The National - News

Drugs suspect who fled Jordan killed in air strike on family home in southern Syria

- KHALED YACOUB OWEIS

A drug dealer wanted by Jordan was reported to have been killed in an air strike in southern Syria yesterday, Jordanian state television said.

The report said Murei Al Ramthan, who was suspected of operating a cross-border illicit drugs business in southern Syria, was killed in a village in Suweida governorat­e, close to the border with Jordan.

Mr Al Ramthan was charged with drug offences by a Jordanian security court in July and given 10 days to surrender.

His death was first reported by news sites linked to the opposition to Syrian President Bashar Al Assad. There was no claim of responsibi­lity for the attack and no official comment from Damascus.

The incident came a day after Arab League members agreed to reinstate Syria to the body, with one of the conditions being that Damascus act to halt the flow of narcotics to neighbouri­ng countries.
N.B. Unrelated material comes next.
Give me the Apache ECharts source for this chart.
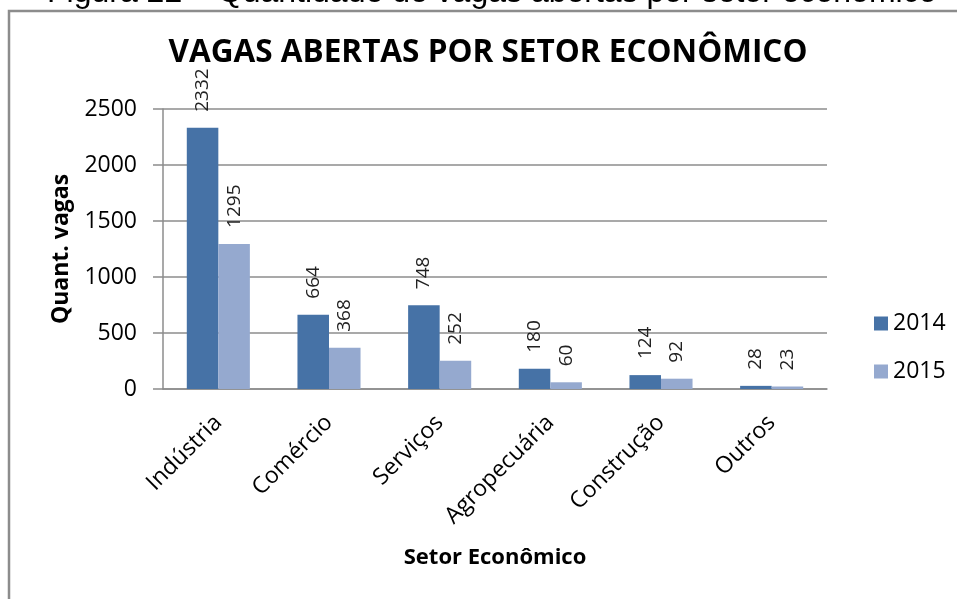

A Syrian opposition source in Amman told The National that Mr Al Ramthan, who was a Syrian citizen, was “the most important local border drug player, by far”.

Asked about the raid, Jordan’s Foreign Minister Ayman Safadi did not explicitly rule out Jordanian involvemen­t. “When we take any step to protect our national security, we will declare it. We will declare it at the right time,” he said after a meeting with Dutch Foreign Minister Wopke Hoekstra in the Jordanian capital.

Mr Safadi said Jordan was seeking co-operation from the Syrian government to tackle the drug trade.

On Friday, Mr Safadi told CNN that if Jordan did not see Damascus taking “effective measures”, the kingdom “will do what it takes to counter that threat, including taking military action inside Syria”.

Syrian opposition media said Mr Al Ramthan was killed along with seven relatives in his home in the village of Shaab, east of the city of Suweida.

The village is situated in a rugged basalt plain known as the black desert, the main part of a drugs smuggling corridor between Syria and Jordan.

A second air strike yesterday hit an abandoned drug facility in Syria’s southern Deraa province. It was linked to the Iran-backed Lebanese group Hezbollah, according to Syrian opposition figures.

“Both Al Ramthan’s home and the facility were left in ruins,” Ryan Marouf, a Syrian researcher tracking the drug trade, told Reuters.